Sitemap & Robots Health Check
Validate your sitemap.xml and robots.txt for AI crawler compatibility
Frequently Asked Questions
What does this tool check?
It validates your robots.txt syntax, sitemap.xml structure, checks for AI-specific directives, and verifies that your sitemap is referenced in robots.txt.
Why is sitemap important for AI crawlers?
AI crawlers use sitemaps to discover your content efficiently. A well-structured sitemap with lastmod dates helps AI search engines index your content faster.
What is a healthy robots.txt?
A healthy robots.txt has clear bot-specific rules, references your sitemap, includes crawl-delay for AI bots, and explicitly manages training opt-out.
How many URLs should my sitemap have?
The standard recommends up to 50,000 URLs per sitemap file. Use a sitemap index for larger sites. We sample up to 500 URLs for analysis.
Does lastmod matter?
Yes, lastmod dates help AI crawlers prioritize fresh content. Missing lastmod dates are flagged as a health issue in our report.
Should I add priority values?
While Google ignores priority values, AI crawlers may use them for content prioritization. Adding them is a low-effort improvement.
What if I have no robots.txt?
Without a robots.txt, all bots (including AI training crawlers) have full access to your site by default. We recommend creating one to manage access.

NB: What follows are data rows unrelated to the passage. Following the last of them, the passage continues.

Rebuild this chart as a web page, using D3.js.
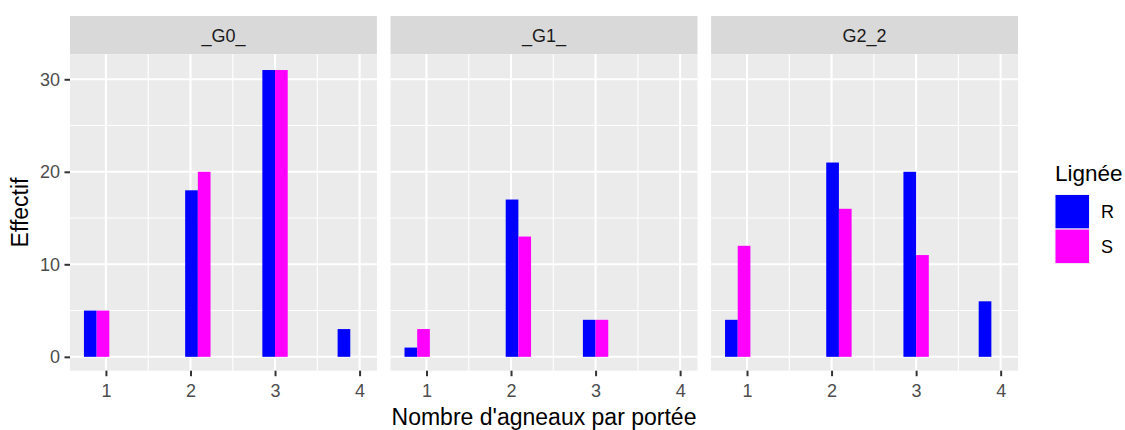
<!DOCTYPE html>
<html>
<head>
<meta charset="utf-8">
<script src="https://cdn.jsdelivr.net/npm/d3@7"></script>
<style>
  html, body { margin: 0; padding: 0; background: #fff; }
  svg { display: block; font-family: "Liberation Sans", Arial, sans-serif; }
</style>
</head>
<body>
<svg id="chart" width="1125" height="430"></svg>
<script>
// ---- data ----
const groups = ["_G0_", "_G1_", "G2_2"];
const lineages = ["R", "S"];
const litterSizes = [1, 2, 3, 4];          // tick labels on x
const binCenters = [0.89, 2.087, 3.0, 3.89]; // histogram bin centres (x units)
const valuesR_G0 = [5, 18, 31, 3];
const valuesS_G0 = [5, 20, 31, 0];
const valuesR_G1 = [1, 17, 4, 0];
const valuesS_G1 = [3, 13, 4, 0];
const valuesR_G2 = [4, 21, 20, 6];
const valuesS_G2 = [12, 16, 11, 0];
const yTicks = [0, 10, 20, 30];
const yMinor = [5, 15, 25];
const xMinor = [1.5, 2.5, 3.5];
const colors = { R: "#0000FF", S: "#FF00FF" };

const seriesByGroup = {
  "_G0_": { R: valuesR_G0, S: valuesS_G0 },
  "_G1_": { R: valuesR_G1, S: valuesS_G1 },
  "G2_2": { R: valuesR_G2, S: valuesS_G2 }
};

const svg = d3.select("#chart");

const panelTop = 54.3, panelBottom = 370.7;
const stripTop = 16;
const panelBand = d3.scaleBand().domain(groups).range([70, 1018]).paddingInner(0.0425).paddingOuter(0);
const bw = panelBand.bandwidth();
const y = d3.scaleLinear().domain([-1.5, 32.7]).range([panelBottom, panelTop]);
const x = d3.scaleLinear().domain([0.575, 4.205]).range([0, bw]);
const halfBar = 0.15; // bar width in x units (each dodge slot)

groups.forEach(g => {
  const gx = panelBand(g);
  const p = svg.append("g").attr("transform", `translate(${gx},0)`);
  // strip
  p.append("rect").attr("x", 0).attr("y", stripTop).attr("width", bw).attr("height", panelTop - stripTop).attr("fill", "#D9D9D9");
  p.append("text").attr("x", bw / 2).attr("y", (stripTop + panelTop) / 2 + 6.5)
    .attr("text-anchor", "middle").attr("font-size", 18).attr("fill", "#1A1A1A").text(g);
  // panel bg
  p.append("rect").attr("x", 0).attr("y", panelTop).attr("width", bw).attr("height", panelBottom - panelTop).attr("fill", "#EBEBEB");
  // minor grid
  p.selectAll(".ymin").data(yMinor).join("line")
    .attr("x1", 0).attr("x2", bw).attr("y1", d => y(d)).attr("y2", d => y(d))
    .attr("stroke", "#fff").attr("stroke-width", 1.1);
  p.selectAll(".xmin").data(xMinor).join("line")
    .attr("y1", panelTop).attr("y2", panelBottom).attr("x1", d => x(d)).attr("x2", d => x(d))
    .attr("stroke", "#fff").attr("stroke-width", 1.1);
  // major grid
  p.selectAll(".ymaj").data(yTicks).join("line")
    .attr("x1", 0).attr("x2", bw).attr("y1", d => y(d)).attr("y2", d => y(d))
    .attr("stroke", "#fff").attr("stroke-width", 2.1);
  p.selectAll(".xmaj").data(litterSizes).join("line")
    .attr("y1", panelTop).attr("y2", panelBottom).attr("x1", d => x(d)).attr("x2", d => x(d))
    .attr("stroke", "#fff").attr("stroke-width", 2.1);
  // bars
  lineages.forEach((l, li) => {
    const vals = seriesByGroup[g][l];
    const rows = binCenters.map((c, i) => ({ c, v: vals[i] })).filter(d => d.v > 0);
    p.selectAll(".bar" + l).data(rows).join("rect")
      .attr("x", d => x(d.c + (li - 1) * halfBar))
      .attr("width", d => x(d.c + li * halfBar) - x(d.c + (li - 1) * halfBar))
      .attr("y", d => y(d.v))
      .attr("height", d => y(0) - y(d.v))
      .attr("fill", colors[l]);
  });
  // x axis
  const xa = p.append("g").attr("transform", `translate(0,${panelBottom})`)
    .call(d3.axisBottom(x).tickValues(litterSizes).tickFormat(d3.format("d")).tickSize(5.5).tickPadding(8.5));
  xa.select(".domain").remove();
  xa.selectAll("line").attr("stroke", "#333333").attr("stroke-width", 2);
  xa.selectAll("text").attr("font-size", 18).attr("fill", "#4D4D4D").attr("font-family", "Liberation Sans, Arial, sans-serif");
  if (g === groups[0]) {
    const ya = p.append("g").call(d3.axisLeft(y).tickValues(yTicks).tickSize(5.5).tickPadding(4.5));
    ya.select(".domain").remove();
    ya.selectAll("line").attr("stroke", "#333333").attr("stroke-width", 2);
    ya.selectAll("text").attr("font-size", 18).attr("fill", "#4D4D4D").attr("font-family", "Liberation Sans, Arial, sans-serif");
  }
});

// axis titles
svg.append("text").attr("x", (70 + 1018) / 2).attr("y", 425)
  .attr("text-anchor", "middle").attr("font-size", 23).attr("fill", "#000")
  .text("Nombre d'agneaux par portée");
svg.append("text").attr("transform", `translate(28,${(panelTop + panelBottom) / 2}) rotate(-90)`)
  .attr("text-anchor", "middle").attr("font-size", 23).attr("fill", "#000")
  .text("Effectif");

// legend
const lg = svg.append("g").attr("transform", "translate(1055,0)");
lg.append("text").attr("x", 0).attr("y", 181).attr("font-size", 22.5).attr("fill", "#000").text("Lignée");
const keyY = d3.scaleBand().domain(lineages).range([194.5, 263.6]);
lineages.forEach(l => {
  lg.append("rect").attr("x", 0).attr("y", keyY(l)).attr("width", 34.5).attr("height", keyY.bandwidth())
    .attr("fill", colors[l]).attr("stroke", "#F2F2F2").attr("stroke-width", 1);
  lg.append("text").attr("x", 46).attr("y", keyY(l) + keyY.bandwidth() / 2 + 6.5)
    .attr("font-size", 18).attr("fill", "#000").text(l);
});
</script>
</body>
</html>
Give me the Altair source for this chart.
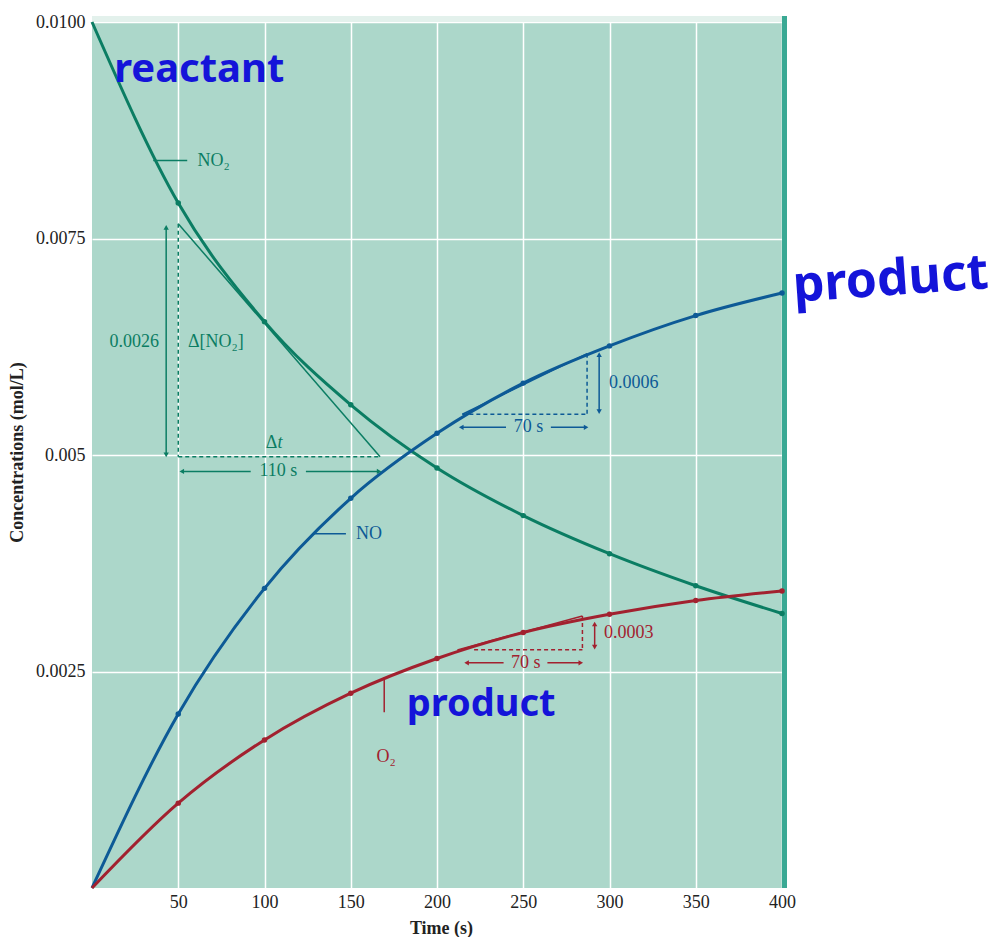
import altair as alt
import pandas as pd

# Concentration vs. time for 2 NO2 -> 2 NO + O2
time_s = [0, 50, 100, 150, 200, 250, 300, 350, 400]
no2 = [0.0100, 0.00791, 0.00654, 0.00558, 0.00485, 0.00430, 0.00386, 0.00349, 0.00317]
no = [0.0, 0.00201, 0.00346, 0.00450, 0.00525, 0.00583, 0.00626, 0.00661, 0.00687]
o2 = [0.0, 0.00098, 0.00171, 0.00225, 0.00265, 0.00295, 0.00316, 0.00332, 0.00343]

x_ticks = [50, 100, 150, 200, 250, 300, 350, 400]
y_ticks = [0.0025, 0.005, 0.0075, 0.01]

GREEN = "#0b7d63"
BLUE = "#0d5a96"
RED = "#a2212f"
INK = "#1414d9"
BG = "#acd7ca"
SERIF = "Liberation Serif"
FS = 18

W, H = 690, 866

series = pd.DataFrame({
    "t": time_s * 3,
    "c": no2 + no + o2,
    "name": ["NO2"] * 9 + ["NO"] * 9 + ["O2"] * 9,
    "color": [GREEN] * 9 + [BLUE] * 9 + [RED] * 9,
})

# Tangent lines, arrow shafts and leader lines (solid)
seg_t1 = [50, 43, 52.5, 124, 35.5, 214.7, 294, 214.5, 266, 127.8, 211.8, 291.4, 217.6, 264, 169.4]
seg_c1 = [0.00767, 0.00762, 0.00481, 0.00481, 0.0084, 0.00547, 0.00615, 0.00532, 0.00532, 0.00409,
          0.00275, 0.00304, 0.0026, 0.0026, 0.00243]
seg_t2 = [167, 43, 92, 166, 55.2, 287, 294, 240, 286, 147.2, 284.3, 291.4, 238.6, 282.9, 169.4]
seg_c2 = [0.00498, 0.00501, 0.00481, 0.00481, 0.0084, 0.00617, 0.00551, 0.00532, 0.00532, 0.00409,
          0.00314, 0.00279, 0.0026, 0.0026, 0.00203]
seg_col = [GREEN] * 5 + [BLUE] * 5 + [RED] * 5
segments = pd.DataFrame({"t1": seg_t1, "c1": seg_c1, "t2": seg_t2, "c2": seg_c2, "color": seg_col})

# Dashed legs of the rate triangles
dash_t1 = [50, 50, 287, 214.7, 284.3, 221.5]
dash_c1 = [0.00767, 0.00498, 0.00617, 0.00547, 0.00314, 0.00275]
dash_t2 = [50, 167, 287, 287, 284.3, 284.3]
dash_c2 = [0.00498, 0.00498, 0.00547, 0.00547, 0.00275, 0.00275]
dash_col = [GREEN, GREEN, BLUE, BLUE, RED, RED]
dashes = pd.DataFrame({"t1": dash_t1, "c1": dash_c1, "t2": dash_t2, "c2": dash_c2, "color": dash_col})

# Arrowheads (angle: 0 up, 90 right, 180 down, 270 left)
head_t = [43, 43, 52.5, 166, 294, 294, 214.5, 286, 291.4, 291.4, 217.6, 282.9]
head_c = [0.00762, 0.00501, 0.00481, 0.00481, 0.00615, 0.00551, 0.00532, 0.00532,
          0.00304, 0.00279, 0.0026, 0.0026]
head_angle = [0, 180, 270, 90] * 3
head_col = [GREEN] * 4 + [BLUE] * 4 + [RED] * 4
heads = pd.DataFrame({"t": head_t, "c": head_c, "angle": head_angle, "color": head_col})

# Printed labels
lab_text = ["0.0026", "Δ[NO₂]", "110 s", "NO₂", "Δ",
            "0.0006", "70 s", "NO",
            "0.0003", "70 s", "O₂"]
lab_t = [24.5, 71.8, 108, 61.2, 107.5, 299.7, 253, 153, 296.8, 251.5, 170.5]
lab_c = [0.0063, 0.0063, 0.00481, 0.0084, 0.00514, 0.00583, 0.00532, 0.00409, 0.00295, 0.0026, 0.00151]
lab_align = ["center", "center", "center", "left", "right",
             "left", "center", "left", "left", "center", "center"]
lab_col = [GREEN] * 5 + [BLUE] * 3 + [RED] * 3
labels = pd.DataFrame({"text": lab_text, "t": lab_t, "c": lab_c, "align": lab_align, "color": lab_col})

italic_labels = pd.DataFrame({"text": ["t"], "t": [107.5], "c": [0.00514], "color": [GREEN]})

# Handwritten notes
note_text = ["reactant", "product", "product"]
note_t = [62.2, 463, 225.6]
note_c = [0.00945, 0.00702, 0.00211]
note_size = [40, 50, 38]
note_angle = [0, 356, 0]
notes = pd.DataFrame({"text": note_text, "t": note_t, "c": note_c, "size": note_size, "angle": note_angle})

x_scale = alt.Scale(domain=[0, 400], nice=False, zero=False)
y_scale = alt.Scale(domain=[0, 0.01], nice=False)

x_axis = alt.Axis(
    title="Time (s)", values=x_ticks, grid=True, gridColor="white", gridWidth=1.5,
    domain=False, ticks=False, labelPadding=5, labelFlush=False,
    labelFont=SERIF, labelFontSize=FS, labelColor="#222",
    titleFont=SERIF, titleFontSize=FS, titleFontWeight="bold", titleColor="#222",
    titleX=349, titleY=40, titleBaseline="middle",
)
y_axis = alt.Axis(
    title="Concentrations (mol/L)", values=y_ticks, grid=True, gridColor="white", gridWidth=1.5,
    domain=False, ticks=False, labelPadding=7, labelFlush=False,
    labelExpr="datum.value > 0.009 ? '0.0100' : datum.value > 0.007 ? '0.0075' : datum.value > 0.004 ? '0.005' : '0.0025'",
    labelFont=SERIF, labelFontSize=FS, labelColor="#222",
    titleFont=SERIF, titleFontSize=FS, titleFontWeight="bold", titleColor="#222",
    titleX=-75, titleY=430, titleBaseline="middle", titleAngle=270,
)

base_x = alt.X("t:Q", scale=x_scale, axis=x_axis)
base_y = alt.Y("c:Q", scale=y_scale, axis=y_axis)

# Raised frame: light strip on top, darker edge on the right
top_strip = alt.Chart(pd.DataFrame({"k": [0]})).mark_rect(color="#e3f1ec").encode(
    x=alt.value(0), x2=alt.value(W + 5), y=alt.value(-6), y2=alt.value(0)
)
right_edge = alt.Chart(pd.DataFrame({"k": [0]})).mark_rect(color="#3aa994").encode(
    x=alt.value(W), x2=alt.value(W + 5), y=alt.value(-6), y2=alt.value(H)
)

lines = alt.Chart(series).mark_line(interpolate="monotone", strokeWidth=3).encode(
    x=base_x, y=base_y, detail="name:N", color=alt.Color("color:N", scale=None)
)
dots = alt.Chart(series).transform_filter("datum.t > 0").mark_circle(size=30, opacity=1).encode(
    x="t:Q", y="c:Q", color=alt.Color("color:N", scale=None)
)

seg_layer = alt.Chart(segments).mark_rule(strokeWidth=1.5).encode(
    x="t1:Q", y="c1:Q", x2="t2:Q", y2="c2:Q", color=alt.Color("color:N", scale=None)
)
dash_layer = alt.Chart(dashes).mark_rule(strokeWidth=1.5, strokeDash=[4, 3]).encode(
    x="t1:Q", y="c1:Q", x2="t2:Q", y2="c2:Q", color=alt.Color("color:N", scale=None)
)
head_layer = alt.Chart(heads).mark_point(shape="triangle", filled=True, size=28, opacity=1).encode(
    x="t:Q", y="c:Q", angle=alt.Angle("angle:Q", scale=None), color=alt.Color("color:N", scale=None)
)

text_layers = []
for al in ["left", "center", "right"]:
    text_layers.append(
        alt.Chart(labels).transform_filter(f"datum.align == '{al}'").mark_text(
            align=al, baseline="middle", font=SERIF, fontSize=FS
        ).encode(x="t:Q", y="c:Q", text="text:N", color=alt.Color("color:N", scale=None))
    )
italic_layer = alt.Chart(italic_labels).mark_text(
    align="left", baseline="middle", font=SERIF, fontSize=FS, fontStyle="italic"
).encode(x="t:Q", y="c:Q", text="text:N", color=alt.Color("color:N", scale=None))

note_layer = alt.Chart(notes).mark_text(
    align="center", baseline="middle", font="Noto Sans", fontWeight="bold", color=INK
).encode(
    x="t:Q", y="c:Q", text="text:N",
    size=alt.Size("size:Q", scale=None, legend=None),
    angle=alt.Angle("angle:Q", scale=None),
)

chart = alt.layer(
    top_strip, right_edge, lines, dots, seg_layer, dash_layer, head_layer,
    *text_layers, italic_layer, note_layer,
).properties(
    width=W, height=H,
    autosize=alt.AutoSizeParams(type="none"),
    padding={"left": 92, "top": 22, "right": 213, "bottom": 49},
    background="white",
).configure_view(fill=BG, stroke=None)

chart.save("out.html", embed_options={"renderer": "svg", "actions": False})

Can I validate multiple sitemaps?
We detect sitemap index files automatically and validate the referenced child sitemaps. All linked sitemaps are included in the health check.
What encoding should my sitemap use?
Sitemaps should use UTF-8 encoding and valid XML syntax. We check for XML parsing errors and report them in the health check.
How do I reference my sitemap in robots.txt?
Add "Sitemap: https://yourdomain.com/sitemap.xml" at the bottom of your robots.txt. This is the standard way for crawlers to discover your sitemap.